Dear Commons Community,
Mayor Bill de Blasio gave his first state of the city address yesterday at LaGuardia Community College. He commented on many of his campaign issues including a “tale of two cities”, universal pre-K, immigration, and economic development. Mr. de Blasio indicated that he will move as quickly as he can and not wait for lawmakers in Washington, D.C. or Albany.
He also specifically mentioned City University of New York as having a vital role to play in accomplishing his goals. Here is an excerpt from his address:
“We’ll offer a fair shot to the workforce of tomorrow…changing a mindset that focuses on tax breaks for big corporations rather than making it easier for our people to earn the skills they need to land jobs at those companies.
We know the soaring cost of CUNY makes higher education harder and harder for everyday New Yorkers to afford.
And we understand that higher education is the path to a better life…the great equalizer…the key to lifting oneself into the middle class.
To that end, we will focus on the training and skills that individuals need to meet the demands generated by large and small employers of our city.
And we’ll not only fight to shift resources from corporate subsidies to tuition assistance, we’ll work to connect higher education to the jobs that the 21st Century workforce requires.
CUNY has always been the engine that drove New York’s economy, making sure that our great industries had the workforce they needed to thrive.
Today, new industries are driving an economic future with jobs we could not have envisioned just a few years ago.
And CUNY is going to help us fill those jobs with New Yorkers who are educated and ready to work.
We will forgo big giveaways to a select few companies and instead pursue a city economic strategy that grows whole sectors of small businesses in emerging industries – from technology, to green jobs, to food exports, to advanced manufacturing – companies that can generate good jobs at decent wages in all five boroughs.
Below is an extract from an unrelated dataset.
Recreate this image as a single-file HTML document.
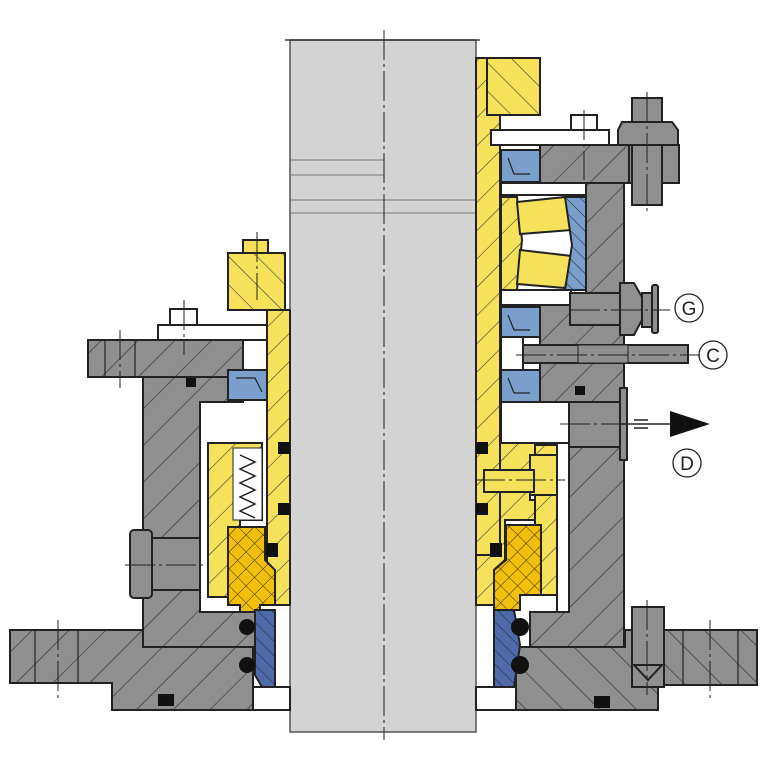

We will create an Entrepreneurship Fund for low-income New Yorkers and a Fashion Manufacturing Fund — which will leverage private capital to ensure small business growth and fashion manufacturing across all five boroughs.
As we celebrate Fashion Week, we plan to grow this industry to the benefit of New Yorkers from all walks of life.
And we’ll create jobs for young people who are growing up in this city… who have always called this home.
First, we will advance a dedicated Science, Technology, Engineering, and Math program at CUNY…to start preparing more graduates of our public high schools for jobs in the city’s tech industry.
To that end, our aim is that within eight years, the majority of skilled technology-related jobs in New York City are being filled by those educated in New York City schools. We will look to the innovation economy not just to grow companies, but also to put New Yorkers to work.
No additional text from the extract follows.